A Harvard Business School associate professor, whose over-the-top email tussle over a $4 overcharge on a food take-out bill went viral, has apologized via Twitter for the bizarre electronic wrestling match.
Benjamin Edelman, the teacher who had threatened legal action against a Massachusetts Chinese eatery and asked for triple the amount he was overcharged. At first, he doubled-down on his erudite and obsessive tactics when the media caught wind of them.
Now, he's digested the situation, and he's ready to make amends.
"Many people have seen my emails with Ran Duan of Sichuan Garden restaurant in Brookline," Edelman said in a statement he tweeted Wednesday. "Having reflected on my interaction with Ran, including what I said and how I said it, it's clear that I was very much out of line."
"I aspire to act with great respect and humility in dealing with others, no matter what the situation.

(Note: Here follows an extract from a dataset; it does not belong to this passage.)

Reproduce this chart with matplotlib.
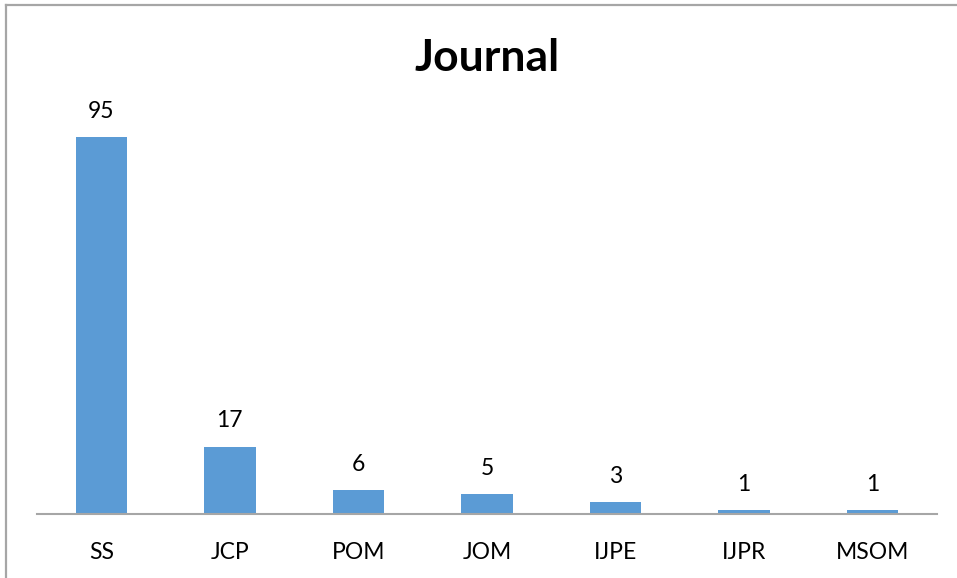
import matplotlib
matplotlib.use("Agg")
import matplotlib.pyplot as plt
from matplotlib.lines import Line2D

journals = ["SS", "JCP", "POM", "JOM", "IJPE", "IJPR", "MSOM"]
counts = [95, 17, 6, 5, 3, 1, 1]

W, H = 957, 578
plt.rcParams["font.family"] = ["Lato", "DejaVu Sans"]

fig = plt.figure(figsize=(W / 100, H / 100), dpi=100)
fig.patch.set_facecolor("white")

# chart-area border (top and left edges)
border = "#a6a6a6"
fig.add_artist(Line2D([6 / W, 1], [1 - 5 / H, 1 - 5 / H], color=border, lw=1.6,
                      transform=fig.transFigure))
fig.add_artist(Line2D([6 / W, 6 / W], [0, 1 - 5 / H], color=border, lw=1.6,
                      transform=fig.transFigure))

left, right, bottom, top = 37, 937, 514, 117
ax = fig.add_axes([left / W, 1 - bottom / H, (right - left) / W, (bottom - top) / H])

x = range(len(journals))
bars = ax.bar(x, counts, width=0.4, color="#5b9bd5", zorder=2)
ax.set_xlim(-0.5, len(journals) - 0.5)
ax.set_ylim(0, 100)

for xi, v in zip(x, counts):
    ax.annotate(str(v), (xi, v), xytext=(0, 11), textcoords="offset points",
                ha="center", va="bottom", fontsize=16.5, color="black")

for s in ["top", "right", "left"]:
    ax.spines[s].set_visible(False)
ax.spines["bottom"].set_color("#a6a6a6")
ax.spines["bottom"].set_linewidth(1.5)
ax.set_yticks([])
ax.set_xticks(list(x))
ax.set_xticklabels(journals, fontsize=16.5)
ax.tick_params(axis="x", length=0, pad=20)

fig.text(0.5 * (left + right) / W, 1 - 58 / H, "Journal", ha="center", va="center",
         fontsize=32, fontweight="bold")

fig.savefig("out.png", dpi=100)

Clearly I failed to do so. I am sorry, and I intend to do better in the future," Edelman wrote. "I have reached out to Ran and will apologize to him personally as well."
The abject apology came a day after the Edelman's email antics were revealed by the Boston Globe, on its site, Boston.com.
The Harvard academic had seen crimson and emailed Duan that he had notified "the applicable authorities" after getting overcharged $4 on a $53.35 order of shredded chicken with spicy garlic sauce, stir fried chicken and other dishes.
"I understand that fines are common for price advertising violations," Edelman wrote in the email.
Edelman, who teaches in the Negotiation, Organizations & Market unit of the school, was apparently irked to learn that the restaurant's menu on its website hadn't been updated to reflect the prices he was charged.
The professor, whom the Globe notes has a consulting practice that lists Microsoft, the NFL, and The New York Times as clients, quickly deployed his negotiating skills in his email exchange Duan, whose family owns the restaurant.